Execution and control risk accompanies rolling out to extended expiration dates. New contracts introduce additional complexity and less predictable behavior, particularly regarding how implied volatility may shift across different timeframes. This is compounded by the fact that rolling introduces additional trading costs—commissions, bid-ask spreads, and potentially slippage between your sale and purchase execution.

Assignment risk persists regardless of which rolling direction you choose. Your new contract can still be assigned, potentially forcing stock ownership or sale when you’re unprepared. Professional traders utilize stop-loss orders to establish predetermined exit points, thereby limiting losses if the market moves significantly against them.

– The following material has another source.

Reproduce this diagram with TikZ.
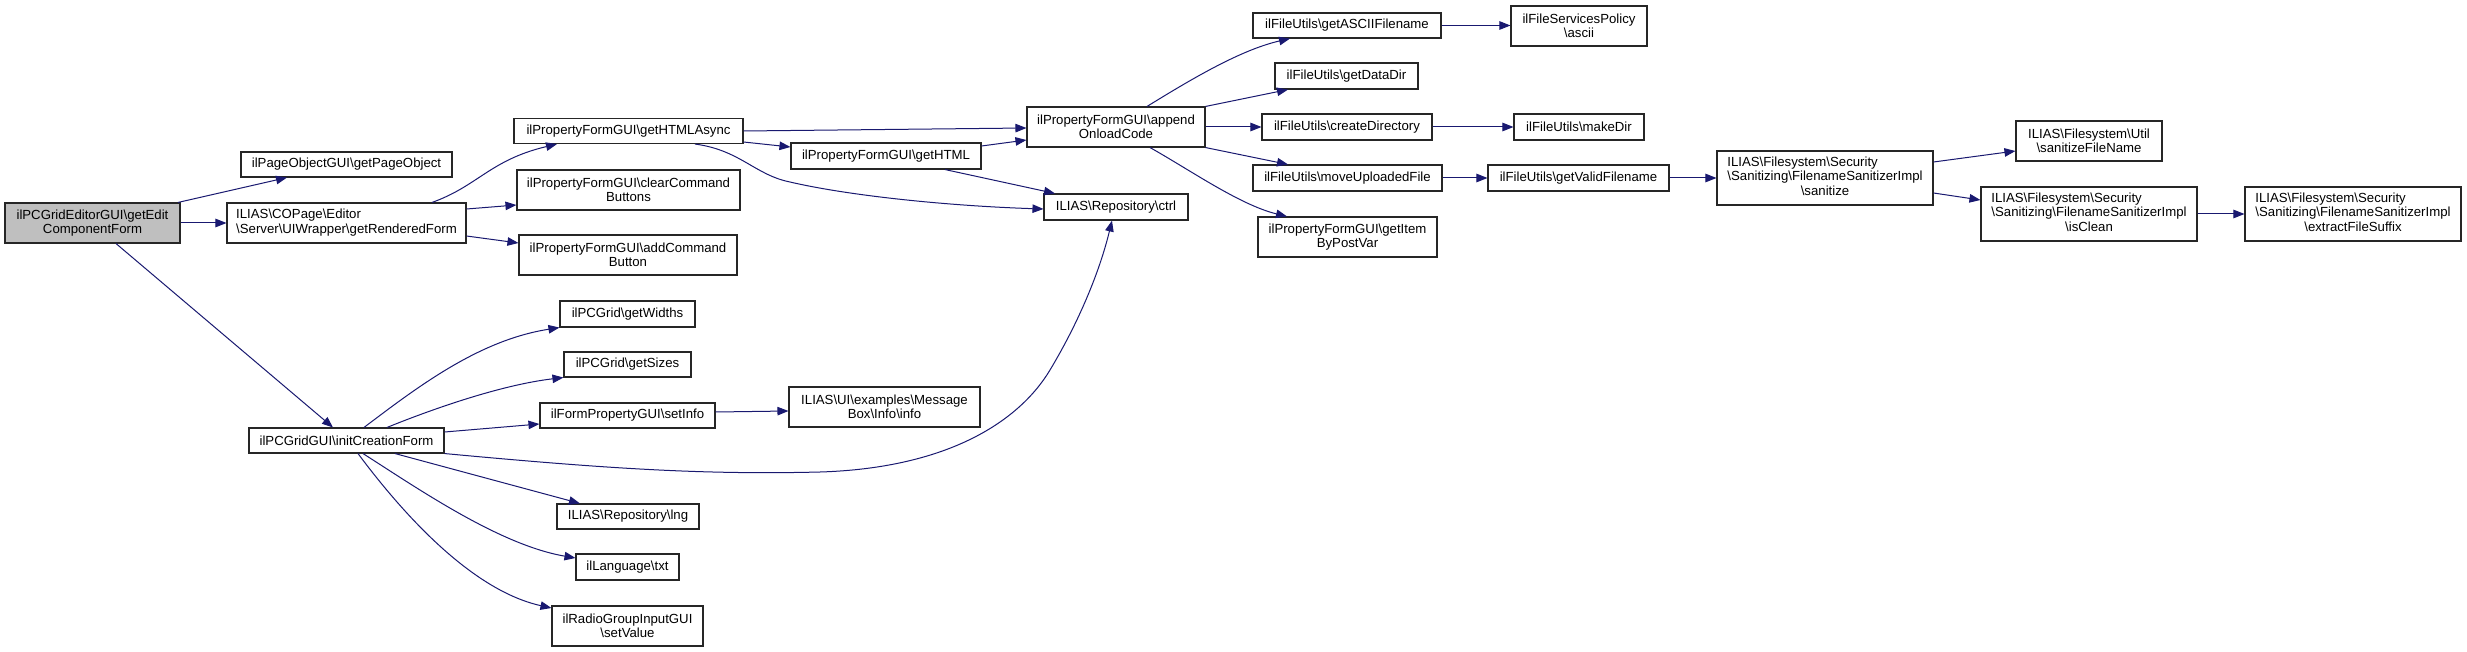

Implementing Rolling Options Successfully

Successful rolling requires deliberate preparation rather than reactive decision-making.

First, select the rolling direction aligned with your market outlook. This isn’t a neutral mechanical choice—rolling up implies bullish conviction, rolling down suggests consolidation expectations, and rolling out reflects time-based optimism. Match your selection to your genuine market perspective rather than chasing price action.

Second, develop a comprehensive rolling plan before market conditions force hasty decisions. Identify in advance at what price levels you’ll consider rolling, which directions make sense under various scenarios, and where you’ll establish stop-losses if your thesis deteriorates. This planning dramatically improves execution quality by removing emotion from the decision-making process.

Third, continuously monitor market conditions affecting both your current position and potential new contracts. Price movements, volatility shifts, and time decay acceleration can change rolling economics rapidly. Professional traders check positions multiple times daily rather than assuming yesterday’s analysis remains valid.

Fourth, always ensure new contracts reference the identical underlying security as your original position. Accidentally rolling into different securities would transform a position adjustment into a completely different trade.

Finally, acknowledge that rolling isn’t appropriate for inexperienced options traders. This technique demands understanding not just options basics, but also strike price mechanics, time decay dynamics, and assignment procedures. Beginners benefit from mastering simpler strategies before attempting rolling, as this technique magnifies the consequences of misunderstanding options behavior.

Understanding Rolling an Option as Your Trading Evolves

Rolling an option represents a sophisticated yet accessible tool for managing options positions as circumstances change. This strategic repositioning—whether rolling up for continued bullish exposure, rolling down to harvest time decay, or rolling out to extend your timeline—empowers traders to adapt intelligently rather than abandoning positions prematurely.

The mathematical and strategic flexibility of rolling makes it genuinely valuable for disciplined traders operating with clear plans. However, this flexibility cuts both ways: misapplied rolling strategies can multiply costs while failing to improve outcomes. Your success depends entirely on matching rolling selection to genuine market conditions and maintaining rigorous risk management throughout execution.

Always remember that rolling introduces additional transaction costs and complexity into your trading. These factors must be offset by measurable strategic benefits—whether capturing defined profits, reducing definable risks, or avoiding specific assignment outcomes. Rolling without clear strategic justification typically erodes returns rather than enhancing them. Approach this technique with the respect it deserves, ensuring you thoroughly understand rolling mechanics and implications before implementing this strategy in your actual trading.